* **EXERCISE GOAL**: Return only the lines from the top of the data down to the one that holds "plt.rcParams['axes.unicode_minus'] = False", both included, without any pictures.

* **DATA SEGMENT**:
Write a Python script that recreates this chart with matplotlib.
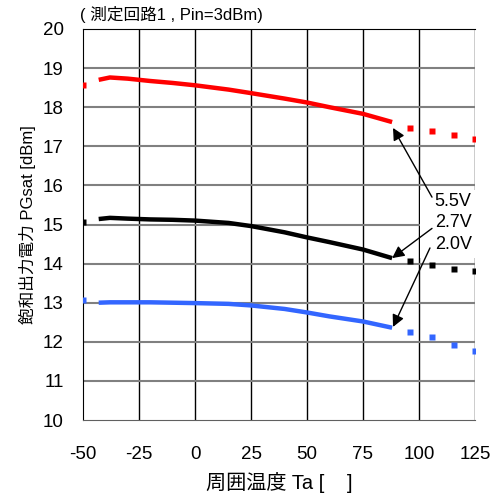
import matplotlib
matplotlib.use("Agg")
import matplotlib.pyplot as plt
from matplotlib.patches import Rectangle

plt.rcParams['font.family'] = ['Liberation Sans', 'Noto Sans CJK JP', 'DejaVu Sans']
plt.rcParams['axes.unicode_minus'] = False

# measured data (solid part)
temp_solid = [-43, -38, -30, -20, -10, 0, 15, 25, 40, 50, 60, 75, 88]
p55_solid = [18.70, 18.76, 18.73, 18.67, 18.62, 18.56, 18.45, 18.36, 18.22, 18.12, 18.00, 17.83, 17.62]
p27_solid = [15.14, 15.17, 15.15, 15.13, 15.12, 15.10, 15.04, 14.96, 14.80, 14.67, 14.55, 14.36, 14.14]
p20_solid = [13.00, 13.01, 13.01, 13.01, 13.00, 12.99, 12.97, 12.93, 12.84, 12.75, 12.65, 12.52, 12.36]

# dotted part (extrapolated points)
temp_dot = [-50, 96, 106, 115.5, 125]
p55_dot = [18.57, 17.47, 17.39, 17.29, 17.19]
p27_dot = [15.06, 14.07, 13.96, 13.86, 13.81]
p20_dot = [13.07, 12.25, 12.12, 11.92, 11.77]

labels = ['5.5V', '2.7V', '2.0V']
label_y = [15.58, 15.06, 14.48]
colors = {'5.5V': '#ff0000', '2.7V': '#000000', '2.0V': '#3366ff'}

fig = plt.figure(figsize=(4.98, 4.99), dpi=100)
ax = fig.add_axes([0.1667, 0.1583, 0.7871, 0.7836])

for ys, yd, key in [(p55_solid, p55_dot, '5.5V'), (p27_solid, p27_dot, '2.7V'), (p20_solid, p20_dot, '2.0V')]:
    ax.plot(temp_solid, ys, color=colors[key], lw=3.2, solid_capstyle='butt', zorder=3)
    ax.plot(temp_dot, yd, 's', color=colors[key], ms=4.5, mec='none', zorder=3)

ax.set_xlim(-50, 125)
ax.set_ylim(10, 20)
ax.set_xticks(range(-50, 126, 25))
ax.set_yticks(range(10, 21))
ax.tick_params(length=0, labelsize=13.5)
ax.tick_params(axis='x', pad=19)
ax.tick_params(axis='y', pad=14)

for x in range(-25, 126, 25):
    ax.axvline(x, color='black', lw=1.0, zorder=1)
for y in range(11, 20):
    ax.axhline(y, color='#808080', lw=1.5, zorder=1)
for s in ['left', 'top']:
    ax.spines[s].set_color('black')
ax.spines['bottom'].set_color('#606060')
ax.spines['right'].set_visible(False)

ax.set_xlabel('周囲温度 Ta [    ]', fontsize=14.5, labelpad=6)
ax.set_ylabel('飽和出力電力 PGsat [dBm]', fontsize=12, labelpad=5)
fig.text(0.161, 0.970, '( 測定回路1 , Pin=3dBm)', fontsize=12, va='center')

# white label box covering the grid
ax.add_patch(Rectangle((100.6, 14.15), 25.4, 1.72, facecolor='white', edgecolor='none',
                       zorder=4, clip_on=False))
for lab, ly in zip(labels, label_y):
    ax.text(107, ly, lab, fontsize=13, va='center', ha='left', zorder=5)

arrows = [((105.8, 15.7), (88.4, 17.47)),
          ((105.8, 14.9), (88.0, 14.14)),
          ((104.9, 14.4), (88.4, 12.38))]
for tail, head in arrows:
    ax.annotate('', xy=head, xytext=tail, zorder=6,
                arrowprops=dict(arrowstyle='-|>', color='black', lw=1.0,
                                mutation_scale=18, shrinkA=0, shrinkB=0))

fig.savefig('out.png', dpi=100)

* **WORKED SOLUTION**:
Write a Python script that recreates this chart with matplotlib.
import matplotlib
matplotlib.use("Agg")
import matplotlib.pyplot as plt
from matplotlib.patches import Rectangle

plt.rcParams['font.family'] = ['Liberation Sans', 'Noto Sans CJK JP', 'DejaVu Sans']
plt.rcParams['axes.unicode_minus'] = False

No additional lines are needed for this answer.